Harriet is a travelling secretary and also a private detective who has previously solved a murder single handedly. She likes to keep that part of her life private and continue to work as a secretary because she knows that no one will employ her if they know of what they would consider an unsavoury past.
Harriet comes to work for a wealthy Rhode Island family and whose matriarch has such a busy social life that Harriet does not have any free time at all. For Harriet the slights and annoyances of the job are par for the course - she just wants to get ahead and also find the time to enjoy a relationship with her boyfriend.
All is not well though on this social circuit - there is tension amongst workers because there is a trade unionist in the area who is inciting workers to rebel against their employers. This is especially so for domestic workers who seem to have no rules or regulations on their working hours, time off or conditions of work. The movement is just beginning but seems to have some kind of support from within the big houses. When a very rich man is found murdered clutching a trade union pamphlet in his hands all signs seem to pinpoint to the trade unionist as being the murderer.

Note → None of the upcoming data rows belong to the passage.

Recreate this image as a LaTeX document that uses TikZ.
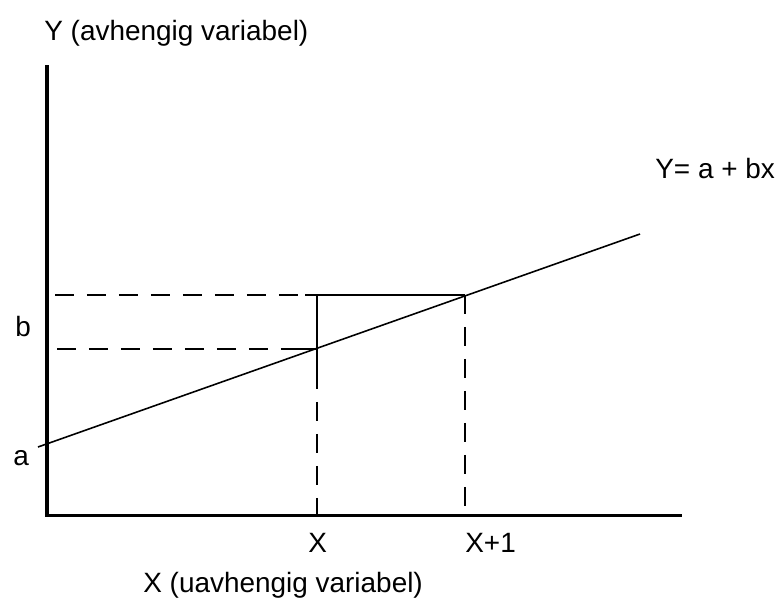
\documentclass[tikz,border=0pt]{standalone}
\usepackage{fontspec}
\setmainfont{Liberation Sans}
\usepackage{tikz}
\usetikzlibrary{positioning,calc}
\newcommand{\lblfont}{\fontsize{15.9}{19}\selectfont}
\tikzset{
  axisy/.style={line width=2.8pt, line cap=rect},
  axisx/.style={line width=1.7pt, line cap=rect},
  regline/.style={line width=0.9pt},
  stepline/.style={line width=1.1pt},
  guide/.style={line width=1.1pt, dash pattern=on 10.8pt off 7.4pt},
  lbl/.style={font=\lblfont, inner sep=0pt, anchor=base west}
}
\begin{document}
\begin{tikzpicture}[x=0.02cm, y=-0.02cm]
  \useasboundingbox (0,0) rectangle (782,603);
  % axes
  \coordinate (origin) at (47,515);
  \coordinate (ytop) at (47,67);
  \coordinate (xend) at (681,515);
  \draw[axisy] (origin) -- (ytop);
  \draw[axisx] (origin) -- (xend);
  % regression line
  \coordinate (lstart) at (38,447);
  \coordinate (lend) at (640,234);
  \draw[regline] (lstart) -- (lend);
  % points on the line
  \coordinate (px) at (317,349);
  \coordinate (pxx) at (465,295);
  \coordinate (pxtop) at (317,295);
  \coordinate (pxlow) at (317,370);
  \coordinate (hb) at (55,295);
  \coordinate (hbend) at (305,295);
  \coordinate (ha) at (57,349);
  \coordinate (haend) at (298,349);
  \coordinate (xfoot) at (317,515);
  \coordinate (xxfoot) at (465,515);
  % solid step
  \draw[stepline] (hbend) -- (pxx);
  \draw[stepline] (pxtop) -- (pxlow);
  \draw[stepline] (haend) -- (px);
  % dashed guides
  \draw[guide] (hb) -- (hbend);
  \draw[guide] (ha) -- (haend);
  \draw[guide] (pxlow) -- (xfoot);
  \draw[guide] (pxx) -- (xxfoot);
  % labels
  \node[lbl] (ylab) at (44,40) {Y (avhengig variabel)};
  \node[lbl] (eq) at (655,178) {Y= a + bx};
  \node[lbl] (blab) at (15,336) {b};
  \node[lbl] (alab) at (13,465) {a};
  \node[lbl] (xlab) at (308,552) {X};
  \node[lbl] (xxlab) at (465,552) {X+1};
  \node[lbl] (xaxlab) at (143,592) {X (uavhengig variabel)};
\end{tikzpicture}
\end{document}
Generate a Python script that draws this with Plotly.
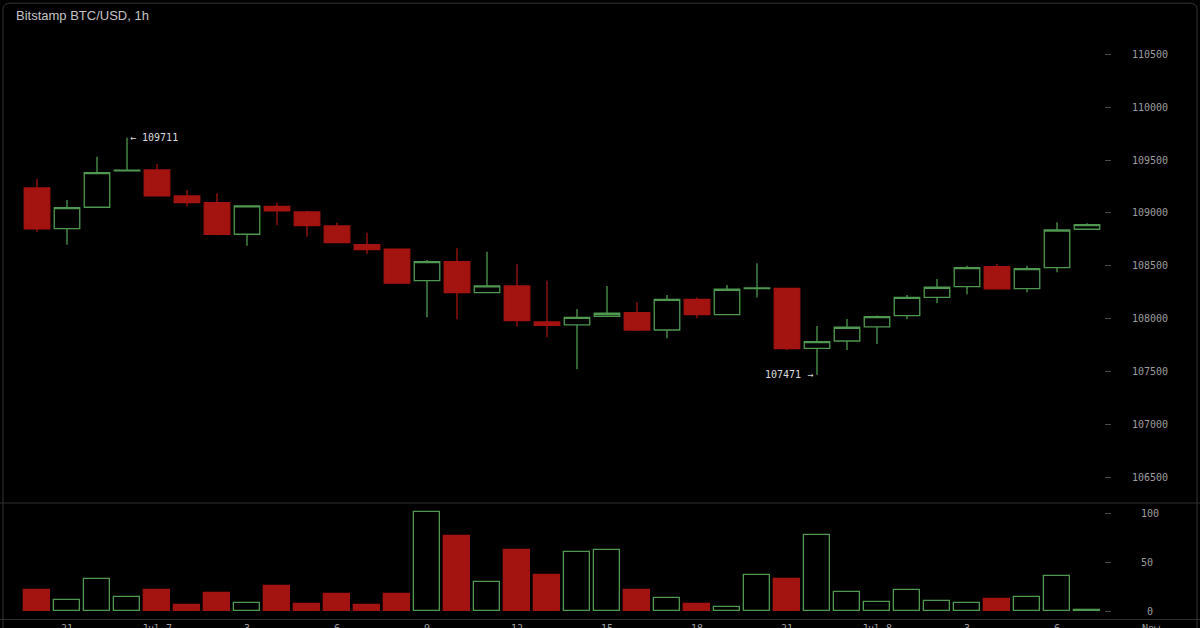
import pandas as pd
import plotly.graph_objects as go

# ---------------- data ----------------
title_text = "Bitstamp BTC/USD, 1h"
times = pd.date_range("2025-07-06 20:00", periods=36, freq="h")

opens = [109236, 108852, 109054, 109398, 109406, 109161, 109097, 108799, 109063, 109009,
         108877, 108700, 108657, 108360, 108540, 108247, 108310, 107970, 107942, 108024,
         108058, 107894, 108184, 108039, 108285, 108288, 107721, 107790, 107923, 108029,
         108203, 108304, 108493, 108285, 108483, 108846]
highs = [109321, 109123, 109532, 109711, 109463, 109217, 109186, 109070, 109097, 109020,
         108908, 108814, 108660, 108556, 108666, 108634, 108515, 108360, 108093, 108310,
         108156, 108225, 108200, 108320, 108525, 108290, 107932, 107998, 108030, 108225,
         108376, 108502, 108518, 108502, 108912, 108903]
lows = [108820, 108700, 109054, 109398, 109155, 109060, 108790, 108691, 108887, 108776,
        108715, 108613, 108330, 108014, 107995, 108245, 107926, 107825, 107523, 108020,
        107885, 107816, 108005, 108035, 108200, 107705, 107471, 107705, 107762, 107995,
        108147, 108232, 108280, 108251, 108440, 108845]
closes = [108849, 109050, 109381, 109405, 109161, 109097, 108799, 109066, 109019, 108880,
          108719, 108653, 108336, 108540, 108247, 108310, 107982, 107939, 108014, 108052,
          107894, 108184, 108039, 108279, 108292, 107718, 107784, 107920, 108020, 108203,
          108298, 108483, 108282, 108474, 108839, 108889]
volumes = [22, 11, 33, 14, 22, 6, 19, 8, 26, 7,
           18, 6, 18, 102, 77, 30, 63, 37, 61, 63,
           22, 13, 7, 4, 37, 33, 78, 20, 9, 22,
           10, 8, 12, 14, 36, 1]

price_ticks = [106500, 107000, 107500, 108000, 108500, 109000, 109500, 110000, 110500]
volume_ticks = [0, 50, 100]
volume_tick_text = ["\u00a00", "50", "100"]
time_tick_vals = ["2025-07-06 21:00", "2025-07-07 00:00", "2025-07-07 03:00", "2025-07-07 06:00",
                  "2025-07-07 09:00", "2025-07-07 12:00", "2025-07-07 15:00", "2025-07-07 18:00",
                  "2025-07-07 21:00", "2025-07-08 00:00", "2025-07-08 03:00", "2025-07-08 06:00",
                  "2025-07-08 09:08"]
time_tick_text = ["21", "Jul 7", "3", "6", "9", "12", "15", "18", "21", "Jul 8", "3", "6", "Now"]

# ---------------- styles ----------------
GREEN = "#4f984f"
RED = "#a3130f"
TICK = "#9d9d9d"
MONO = "DejaVu Sans Mono"

up = [c >= o for o, c in zip(opens, closes)]
vol_fill = ["rgba(0,0,0,0)" if u else RED for u in up]
vol_line = [GREEN if u else RED for u in up]

fig = go.Figure()
fig.add_trace(go.Candlestick(
    x=times, open=opens, high=highs, low=lows, close=closes,
    increasing=dict(line=dict(color=GREEN, width=1.3), fillcolor="rgba(0,0,0,0)"),
    decreasing=dict(line=dict(color=RED, width=1.3), fillcolor=RED),
    whiskerwidth=0, xaxis="x", yaxis="y", showlegend=False, hoverinfo="skip",
))
fig.add_trace(go.Bar(
    x=times, y=volumes, width=0.85 * 3600 * 1000,
    marker=dict(color=vol_fill, line=dict(color=vol_line, width=1.3)),
    xaxis="x2", yaxis="y2", showlegend=False, hoverinfo="skip",
))

# extreme labels
i_hi = highs.index(max(highs))
i_lo = lows.index(min(lows))
fig.add_annotation(x=times[i_hi], y=highs[i_hi], xref="x", yref="y",
                   text="\u2190 " + str(highs[i_hi]), showarrow=False,
                   xanchor="left", yanchor="middle", xshift=1,
                   font=dict(family=MONO, size=10, color="#dcdcdc"))
fig.add_annotation(x=times[i_lo], y=lows[i_lo], xref="x", yref="y",
                   text=str(lows[i_lo]) + " \u2192", showarrow=False,
                   xanchor="right", yanchor="middle", xshift=-2,
                   font=dict(family=MONO, size=10, color="#dcdcdc"))

# title
fig.add_annotation(x=14 / 1200, y=1 - 16 / 628, xref="paper", yref="paper",
                   text=title_text, showarrow=False, xanchor="left", yanchor="middle",
                   font=dict(family="Liberation Sans, Arial", size=13, color="#c4c4c4"))

x_start = times[0] - pd.Timedelta(minutes=74)
x_end = x_start + pd.Timedelta(hours=40)

PRICE_DOM = [125 / 628, 1 - 10 / 628]
VOL_DOM = [9 / 628, 125 / 628]
PRICE_RANGE = [106259, 110918]
VOL_RANGE = [-8.2, 111.3]

axis_common = dict(showgrid=False, zeroline=False, showline=False, ticks="outside",
                   ticklen=6, tickcolor="#4a4a4a", tickwidth=1, automargin=False,
                   tickfont=dict(family=MONO, size=10, color=TICK))

fig.update_layout(
    width=1200, height=628, autosize=False,
    margin=dict(l=0, r=0, t=0, b=0, pad=0),
    paper_bgcolor="#000000", plot_bgcolor="#000000",
    boxgap=0.15, boxgroupgap=0,
    bargap=0,
    xaxis=dict(domain=[0, 1], range=[x_start, x_end], anchor="y", showgrid=False,
               zeroline=False, showticklabels=False, rangeslider=dict(visible=False),
               showline=False, ticks="", automargin=False),
    xaxis2=dict(domain=[0, 1], range=[x_start, x_end], anchor="y2", matches="x",
                showgrid=False, zeroline=False, showline=True, linecolor="#2e2e2e",
                linewidth=1, ticks="", tickmode="array", tickvals=time_tick_vals,
                ticktext=time_tick_text, tickangle=0, automargin=False,
                tickfont=dict(family=MONO, size=10, color=TICK)),
    yaxis=dict(domain=PRICE_DOM, range=PRICE_RANGE, anchor="free", position=0.92,
               side="right", tickmode="array", tickvals=price_ticks,
               ticktext=[str(v) for v in price_ticks],
               ticklabelstandoff=19, **axis_common),
    yaxis2=dict(domain=VOL_DOM, range=VOL_RANGE, anchor="free", position=0.92,
                side="right", tickmode="array", tickvals=volume_ticks,
                ticktext=volume_tick_text,
                ticklabelstandoff=28, **axis_common),
    yaxis3=dict(domain=PRICE_DOM, range=PRICE_RANGE, anchor="free", position=0.999,
                overlaying="y", side="left", tickmode="array", tickvals=price_ticks,
                showticklabels=False, showgrid=False, zeroline=False, ticks="outside",
                ticklen=5, tickcolor="#4a4a4a", automargin=False),
    yaxis4=dict(domain=VOL_DOM, range=VOL_RANGE, anchor="free", position=0.999,
                overlaying="y2", side="left", tickmode="array", tickvals=volume_ticks,
                showticklabels=False, showgrid=False, zeroline=False, ticks="outside",
                ticklen=5, tickcolor="#4a4a4a", automargin=False),
    shapes=[
        dict(type="line", xref="paper", yref="paper", x0=0, x1=1,
             y0=VOL_DOM[1], y1=VOL_DOM[1], line=dict(color="#2e2e2e", width=1)),
        dict(type="path", xref="paper", yref="paper",
             path="M 0.0025,0.9 L 0.0025,0.986 Q 0.0025,0.995 0.009,0.995 L 0.991,0.995 "
                  "Q 0.9975,0.995 0.9975,0.986 L 0.9975,0.0",
             line=dict(color="#333333", width=1)),
        dict(type="line", xref="paper", yref="paper", x0=0.0025, x1=0.0025, y0=0, y1=0.9,
             line=dict(color="#333333", width=1)),
    ],
)

fig.write_html(
    "out.html",
    config={"displayModeBar": False},
    post_script="document.body.style.margin='0px';document.body.style.overflow='hidden';",
)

Hattie begins to see that this is not the case but a red herring to throw everyone off the real culprit whose reason for murder is much more scandalous.
This book was different in that our Hattie was courageous, outspoken and determined to speak up when necessary - all characteristics not admired in a woman of this period. She did not care for what was public opinion but only felt that what she did was right. Historical detail was descriptively dealt with in this story as well.
Thanks to Kensington Books and Netgalley for sending me this book in exchange for an honest review.